E em noite de celebração à luta pelos direitos civis, nem Marcelo Tas, o apresentador do evento, saiu sem ser reconhecido, graças ao apoio que mostrou ao filho transexual, Luc Athayde, e ao combate contra o preconceito de representantes do poder público, como Jair Bolsonaro. Por sinal, Tas e Glória Maria protagonizaram momentos divertidos no palco, com piadas e trocadilhos entre os dois, inclusive tiradas sobre a idade da apresentadora. “Eu já falei para você não ficar comentando isso!”, disse Glória, que notoriamente não revela quantos anos tem. “Mas acabamos de falar que a Fernandinha Torres tem 50 anos!”, ele respondeu. “Problema dela!
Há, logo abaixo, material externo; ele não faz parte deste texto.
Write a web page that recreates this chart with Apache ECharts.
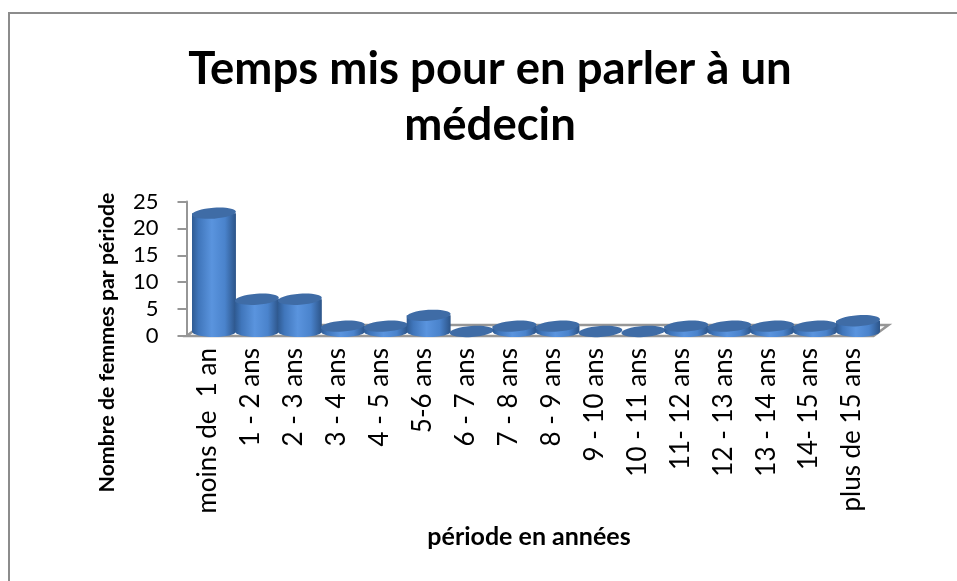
<!DOCTYPE html>
<html>
<head>
<meta charset="utf-8">
<style>
  html, body { margin: 0; padding: 0; background: #fff; }
  #chart { width: 957px; height: 581px; }
</style>
<script src="https://cdn.jsdelivr.net/npm/echarts@6/dist/echarts.min.js"></script>
</head>
<body>
<div id="chart"></div>
<script>
var categories = ['moins de  1 an', '1 - 2 ans', '2 - 3 ans', '3 - 4 ans', '4 - 5 ans', '5-6 ans',
  '6 - 7 ans', '7 - 8 ans', '8 - 9 ans', '9 - 10 ans', '10 - 11 ans', '11- 12 ans',
  '12 - 13 ans', '13 - 14 ans', '14- 15 ans', 'plus de 15 ans']
var femmes = [22, 6, 6, 1, 1, 3, 0, 1, 1, 0, 0, 1, 1, 1, 1, 2]
var yTicks = [0, 5, 10, 15, 20, 25]

var font = 'Lato'
var bodyColor = {
  type: 'linear', x: 0, y: 0, x2: 1, y2: 0,
  colorStops: [
    { offset: 0, color: '#2f5b93' },
    { offset: 0.15, color: '#4076bb' },
    { offset: 0.45, color: '#5a94de' },
    { offset: 0.75, color: '#4a83cc' },
    { offset: 1, color: '#2c5488' }
  ]
}

// cylinder : foot ellipse, body, then the tilted top
function renderCylinder(params, api) {
  var idx = api.value(0)
  var top = api.coord([idx, api.value(1)])
  var base = api.coord([idx, 0])
  var w = api.size([1, 0])[0] + 1
  var rx = w / 2
  var ry = 5.5
  var depth = 4.5
  var topY = top[1] - depth
  var baseY = base[1] - depth
  var children = []
  if (api.value(1) > 0) {
    children.push({ type: 'ellipse', x: top[0], y: baseY, shape: { cx: 0, cy: 0, rx: rx, ry: ry }, style: { fill: bodyColor } })
    children.push({ type: 'rect', shape: { x: top[0] - rx, y: topY, width: w, height: baseY - topY }, style: { fill: bodyColor } })
  }
  children.push({ type: 'ellipse', x: top[0], y: topY, rotation: 0.07, shape: { cx: 0, cy: 0, rx: rx, ry: ry }, style: { fill: '#3f6ca6' } })
  return { type: 'group', children: children }
}

// grey floor under the bars
function renderFloor(params, api) {
  var c = params.coordSys
  var y = c.y + c.height
  return {
    type: 'polygon',
    shape: { points: [[c.x - 6, y], [c.x + c.width - 6, y], [c.x + c.width + 9, y - 11], [c.x + 9, y - 11]] },
    style: { fill: '#fff', stroke: '#969696', lineWidth: 2.5 }
  }
}

var chart = echarts.init(document.getElementById('chart'))
chart.setOption({
  animation: false,
  title: {
    text: 'Temps mis pour en parler à un\nmédecin',
    left: 485,
    top: 36,
    textAlign: 'center',
    textStyle: { fontFamily: font, fontSize: 45.5, fontWeight: 'bold', color: '#000', lineHeight: 56 }
  },
  grid: { left: 192.5, right: 77.5, top: 201.5, height: 134.5 },
  xAxis: {
    type: 'category',
    data: categories,
    axisLine: { show: false },
    axisTick: { show: false },
    axisLabel: { rotate: 90, interval: 0, margin: 12, verticalAlign: 'bottom', lineHeight: 12, fontFamily: font, fontSize: 26, color: '#000' }
  },
  yAxis: {
    type: 'value',
    min: 0,
    max: 25,
    interval: 5,
    offset: 6,
    splitLine: { show: false },
    axisLine: { show: true, lineStyle: { color: '#969696', width: 2 } },
    axisTick: { show: true, length: 9, lineStyle: { color: '#969696', width: 2 } },
    axisLabel: { margin: 28, fontFamily: font, fontSize: 22, color: '#000',
      formatter: function (v) { return yTicks.indexOf(v) >= 0 ? String(v) : '' } }
  },
  series: [
    { type: 'custom', z: 1, silent: true, data: [0], renderItem: renderFloor },
    {
      type: 'custom',
      z: 2,
      encode: { x: 0, y: 1 },
      data: femmes.map(function (v, i) { return [i, v] }),
      renderItem: renderCylinder
    }
  ],
  graphic: [
    { type: 'polyline', silent: true, z: 0, shape: { points: [[9, 581], [9, 13], [957, 13]] }, style: { fill: 'none', stroke: '#8c8c8c', lineWidth: 2 } },
    { type: 'text', x: 107, y: 342.5, rotation: Math.PI / 2, style: { text: 'Nombre de femmes par période', fontFamily: font, fontSize: 21.3, fontWeight: 'bold', fill: '#000', align: 'center', verticalAlign: 'middle' } },
    { type: 'text', x: 529, y: 537, style: { text: 'période en années', fontFamily: font, fontSize: 25, fontWeight: 'bold', fill: '#000', align: 'center', verticalAlign: 'middle' } }
  ]
})
</script>
</body>
</html>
Eu falei para ela não ir envelhecendo, porque um dia iria me passar!”, riu a apresentadora, deixando claro o tom de brincadeira entre eles.
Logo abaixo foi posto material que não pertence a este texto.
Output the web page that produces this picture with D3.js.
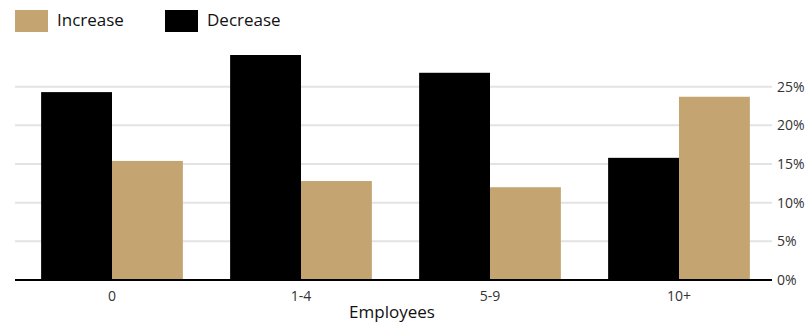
<!DOCTYPE html>
<html><head><meta charset="utf-8">
<script src="https://cdn.jsdelivr.net/npm/d3@7"></script>
<style>body{margin:0;background:#fff;} text{font-family:"Open Sans", sans-serif;}</style>
</head><body>
<svg id="c" width="807" height="322"></svg>
<script>
const categories = ["0", "1-4", "5-9", "10+"];
const seriesNames = ["Decrease", "Increase"];
const decrease = [24.3, 29.1, 26.8, 15.8];
const increase = [15.4, 12.8, 12.0, 23.7];
const yTicks = [0, 5, 10, 15, 20, 25];
const colors = {Increase: "#c4a572", Decrease: "#000000"};

(function () {
const svg = d3.select("#c");
const mLeft = 15, mRight = 772, mBottom = 280;
const x = d3.scaleBand().domain(categories).range([mLeft + 2.5, mRight + 1.5]).paddingInner(0.25).paddingOuter(0.125);
const xs = d3.scaleBand().domain(seriesNames).range([0, x.bandwidth()]);
const y = d3.scaleLinear().domain([0, 25]).range([mBottom, mBottom - 193.3]);

svg.append("g").selectAll("line").data(yTicks.filter(d => d > 0)).join("line")
  .attr("x1", mLeft).attr("x2", mRight)
  .attr("y1", d => y(d)).attr("y2", d => y(d))
  .attr("stroke", "#e3e3e3").attr("stroke-width", 2);

const rows = categories.map((c, i) => ({c, Decrease: decrease[i], Increase: increase[i]}));
svg.append("g").selectAll("g").data(rows).join("g")
  .attr("transform", d => `translate(${x(d.c)},0)`)
  .selectAll("rect").data(d => seriesNames.map(k => ({k, v: d[k]}))).join("rect")
  .attr("x", d => xs(d.k)).attr("width", xs.bandwidth())
  .attr("y", d => y(d.v)).attr("height", d => y(0) - y(d.v))
  .attr("fill", d => colors[d.k]);

svg.append("line").attr("x1", mLeft).attr("x2", mRight).attr("y1", y(0)).attr("y2", y(0))
  .attr("stroke", "#000").attr("stroke-width", 2);

const ya = svg.append("g").attr("transform", `translate(${mRight},0)`)
  .call(d3.axisRight(y).tickValues(yTicks).tickFormat(d => d + "%").tickSize(0).tickPadding(5));
ya.select(".domain").remove();
ya.selectAll("text").attr("font-size", 14).attr("fill", "#333").style("font-family", "'Open Sans', sans-serif");

const xa = svg.append("g").attr("transform", `translate(0,${y(0)})`)
  .call(d3.axisBottom(x).tickSize(0).tickPadding(11));
xa.select(".domain").remove();
xa.selectAll("text").attr("font-size", 14).attr("fill", "#333").style("font-family", "'Open Sans', sans-serif");

svg.append("text").attr("x", 392).attr("y", 318).attr("text-anchor", "middle")
  .attr("font-size", 17).attr("fill", "#111").text("Employees");

const legend = [{k: "Increase", x: 15}, {k: "Decrease", x: 165}];
const lg = svg.append("g").selectAll("g").data(legend).join("g")
  .attr("transform", d => `translate(${d.x},10)`);
lg.append("rect").attr("width", 33).attr("height", 22).attr("fill", d => colors[d.k]);
lg.append("text").attr("x", 42).attr("y", 16).attr("font-size", 17).attr("fill", "#111").text(d => d.k);
})();
</script>
</body></html>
Ao receber o troféu, Tas comentou: “O medo foi citado várias vezes ao longo da noite e eu acho que isso resume o preconceito. Essas pessoas que matam e oprimem querem continuar com o medo dentro dos outros e, para isso, nós precisamos de coragem. Muita gente que me apoiou contra o Bolsonaro disse que queria derrubá-lo. Não temos que derrubar a figura dele, mas sim o tipo de pensamento preconceituosos de quem vota nele!”, disse, comovido. Após a premiação, Carlos Tufvesson comentou com HT: “Esse é um prêmio muito emocionante, eu fiquei atrás do palco chorando sem parar com os discursos. O importante é que nós, juntos, acreditamos que o mundo pode ser um lugar melhor. Os crimes de ódio têm aumentado terrivelmente nos últimos oito anos. E, aqui, nós não militamos apenas uma causa, mas todas. Nós mostramos as caras do Brasil, que muita gente se nega a ver”.